Praise God that the Bible describes its characters’ moments of discouragement and readiness to give up and quit! I relate so much to Elijah at his breaking point, and I, too, have often cried out, “I have had enough, Lord!” I’m encouraged that God provided Elijah with what he needed in the depths of his weariness and fatigue:
All at once an angel touched him and said, “Get up and eat.” He [Elijah] looked around, and there by his head was some bread baked over hot coals, and a jar of water. He ate and drank and then lay down again.
The angel of the Lord came back a second time and touched him and said, “Get up and eat, for the journey is too much for you.” So he got up and ate and drank.

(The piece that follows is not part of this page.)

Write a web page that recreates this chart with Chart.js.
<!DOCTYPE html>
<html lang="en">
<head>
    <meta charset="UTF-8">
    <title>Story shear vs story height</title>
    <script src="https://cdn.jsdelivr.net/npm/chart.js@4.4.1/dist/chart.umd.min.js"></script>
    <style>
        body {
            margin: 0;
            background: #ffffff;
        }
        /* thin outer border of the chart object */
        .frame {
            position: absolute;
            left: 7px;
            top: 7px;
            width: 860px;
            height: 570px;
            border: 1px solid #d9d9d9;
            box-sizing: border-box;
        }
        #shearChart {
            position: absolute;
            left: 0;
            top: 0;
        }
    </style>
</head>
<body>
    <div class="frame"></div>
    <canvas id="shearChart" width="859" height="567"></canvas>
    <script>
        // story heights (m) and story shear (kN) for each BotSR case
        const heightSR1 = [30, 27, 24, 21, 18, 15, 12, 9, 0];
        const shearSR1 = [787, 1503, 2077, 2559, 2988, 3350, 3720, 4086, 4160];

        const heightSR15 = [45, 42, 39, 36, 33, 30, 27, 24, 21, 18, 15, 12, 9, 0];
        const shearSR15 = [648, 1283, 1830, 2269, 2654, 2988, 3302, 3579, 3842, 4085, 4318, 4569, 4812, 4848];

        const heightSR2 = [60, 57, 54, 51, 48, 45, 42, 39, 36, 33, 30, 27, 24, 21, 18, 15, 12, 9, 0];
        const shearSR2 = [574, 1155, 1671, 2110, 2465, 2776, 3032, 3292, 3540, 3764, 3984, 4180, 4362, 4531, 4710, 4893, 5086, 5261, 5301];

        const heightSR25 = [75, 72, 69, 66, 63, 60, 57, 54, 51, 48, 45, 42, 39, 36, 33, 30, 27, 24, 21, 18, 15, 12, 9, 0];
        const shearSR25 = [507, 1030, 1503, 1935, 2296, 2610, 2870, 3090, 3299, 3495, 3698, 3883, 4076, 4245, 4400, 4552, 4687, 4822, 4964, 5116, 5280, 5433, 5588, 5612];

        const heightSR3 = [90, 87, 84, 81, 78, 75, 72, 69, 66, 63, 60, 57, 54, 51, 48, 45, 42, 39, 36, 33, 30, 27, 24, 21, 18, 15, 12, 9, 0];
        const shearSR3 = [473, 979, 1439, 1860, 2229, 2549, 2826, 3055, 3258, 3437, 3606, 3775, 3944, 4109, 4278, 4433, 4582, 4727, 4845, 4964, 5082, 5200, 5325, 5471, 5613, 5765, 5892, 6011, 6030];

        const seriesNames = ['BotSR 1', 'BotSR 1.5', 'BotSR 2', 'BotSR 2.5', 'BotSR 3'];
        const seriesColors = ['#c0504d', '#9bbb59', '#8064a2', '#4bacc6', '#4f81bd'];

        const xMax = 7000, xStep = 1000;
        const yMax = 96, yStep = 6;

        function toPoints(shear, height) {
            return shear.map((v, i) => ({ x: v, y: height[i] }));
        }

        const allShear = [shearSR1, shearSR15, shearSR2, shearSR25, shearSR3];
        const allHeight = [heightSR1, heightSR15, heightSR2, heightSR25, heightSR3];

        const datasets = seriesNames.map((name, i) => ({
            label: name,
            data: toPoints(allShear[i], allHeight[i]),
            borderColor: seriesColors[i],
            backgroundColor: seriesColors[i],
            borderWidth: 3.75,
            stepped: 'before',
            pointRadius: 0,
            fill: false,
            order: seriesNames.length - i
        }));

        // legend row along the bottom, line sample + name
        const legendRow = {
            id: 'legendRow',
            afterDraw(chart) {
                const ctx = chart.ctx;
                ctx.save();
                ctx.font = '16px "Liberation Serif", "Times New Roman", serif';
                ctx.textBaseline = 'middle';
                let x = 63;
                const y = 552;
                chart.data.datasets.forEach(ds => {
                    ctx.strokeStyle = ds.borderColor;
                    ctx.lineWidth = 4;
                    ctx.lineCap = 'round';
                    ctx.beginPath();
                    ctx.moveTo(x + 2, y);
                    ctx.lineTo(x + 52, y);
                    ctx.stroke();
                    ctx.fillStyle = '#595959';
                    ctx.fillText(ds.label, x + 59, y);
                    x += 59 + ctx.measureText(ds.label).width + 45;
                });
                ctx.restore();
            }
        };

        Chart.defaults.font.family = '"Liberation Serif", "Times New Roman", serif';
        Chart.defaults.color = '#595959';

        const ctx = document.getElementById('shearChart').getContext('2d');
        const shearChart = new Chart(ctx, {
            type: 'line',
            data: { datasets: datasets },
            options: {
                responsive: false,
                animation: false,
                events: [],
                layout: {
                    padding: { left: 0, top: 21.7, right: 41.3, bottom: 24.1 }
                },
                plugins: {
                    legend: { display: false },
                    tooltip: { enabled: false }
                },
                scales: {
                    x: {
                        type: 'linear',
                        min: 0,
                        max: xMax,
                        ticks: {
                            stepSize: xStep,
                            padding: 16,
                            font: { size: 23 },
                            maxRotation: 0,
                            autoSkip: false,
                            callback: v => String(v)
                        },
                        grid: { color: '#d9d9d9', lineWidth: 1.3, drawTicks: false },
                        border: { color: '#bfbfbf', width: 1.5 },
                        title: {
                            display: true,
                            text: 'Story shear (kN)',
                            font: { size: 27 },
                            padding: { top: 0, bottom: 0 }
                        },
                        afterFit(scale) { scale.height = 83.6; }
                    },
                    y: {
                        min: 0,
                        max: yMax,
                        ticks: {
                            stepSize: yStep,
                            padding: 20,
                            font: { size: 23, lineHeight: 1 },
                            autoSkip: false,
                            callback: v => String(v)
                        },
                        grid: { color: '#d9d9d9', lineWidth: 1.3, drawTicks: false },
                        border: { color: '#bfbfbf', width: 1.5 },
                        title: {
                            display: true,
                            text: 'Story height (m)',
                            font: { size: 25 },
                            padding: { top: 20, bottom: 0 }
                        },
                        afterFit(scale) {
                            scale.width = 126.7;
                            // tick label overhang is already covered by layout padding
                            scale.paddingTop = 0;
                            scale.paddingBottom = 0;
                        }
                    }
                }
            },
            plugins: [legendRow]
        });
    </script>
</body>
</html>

Strengthened by that food, he traveled forty days and forty nights until he reached Horeb, the mountain of God. There he went into a cave and spent the night.
The Lord refreshed Elijah with food, drink and rest. In fact, Elijah was strengthened and empowered so much that he was soon able to walk 40 days through the desert – a distance of over 200 miles – without any additional sustenance!
God’s Word promises that no matter what problems we face that make us want to lose heart and quit, our weakness is the perfect opportunity for Him to display His power (2 Corinthians 12:9). Scripture also reminds us that our circumstances are only temporary:
But we have this treasure in jars of clay to show that this all-surpassing power is from God and not from us. We are hard pressed on every side, but not crushed; perplexed, but not in despair; persecuted, but not abandoned; struck down, but not destroyed. We always carry around in our body the death of Jesus, so that the life of Jesus may also be revealed in our body. For we who are alive are always being given over to death for Jesus’ sake, so that his life may also be revealed in our mortal body. So then, death is at work in us, but life is at work in you.
Therefore we do not lose heart. Though outwardly we are wasting away, yet inwardly we are being renewed day by day. For our light and momentary troubles are achieving for us an eternal glory that far outweighs them all. So we fix our eyes not on what is seen, but on what is unseen, since what is seen is temporary, but what is unseen is eternal. (2 Corinthians 4:7-12; 16-18; emphasis mine)
I know the Lord wants me to depend on Him for strength to do what He calls me to do. It’s been made clear to me time and time again that I can’t accomplish much in my own power. At the same time, sometimes I really need a reprieve from the stress, toil and strain of this world. During this busy time in my life when I don’t feel I have the option to slow down, Psalm 51 saves the day! It’s the perfect prayer for those of us experiencing “battle fatigue”, and it’s my prayer for you today, mighty warrior.
Create in me a pure heart, O God,
and renew a steadfast spirit within me.
Do not cast me from your presence
or take your Holy Spirit from me.
Restore to me the joy of your salvation
and grant me a willing spirit, to sustain me. (Psalm 51:10-12)
I recommend listening to “Worn” – an awesome song by Tenth Avenue North!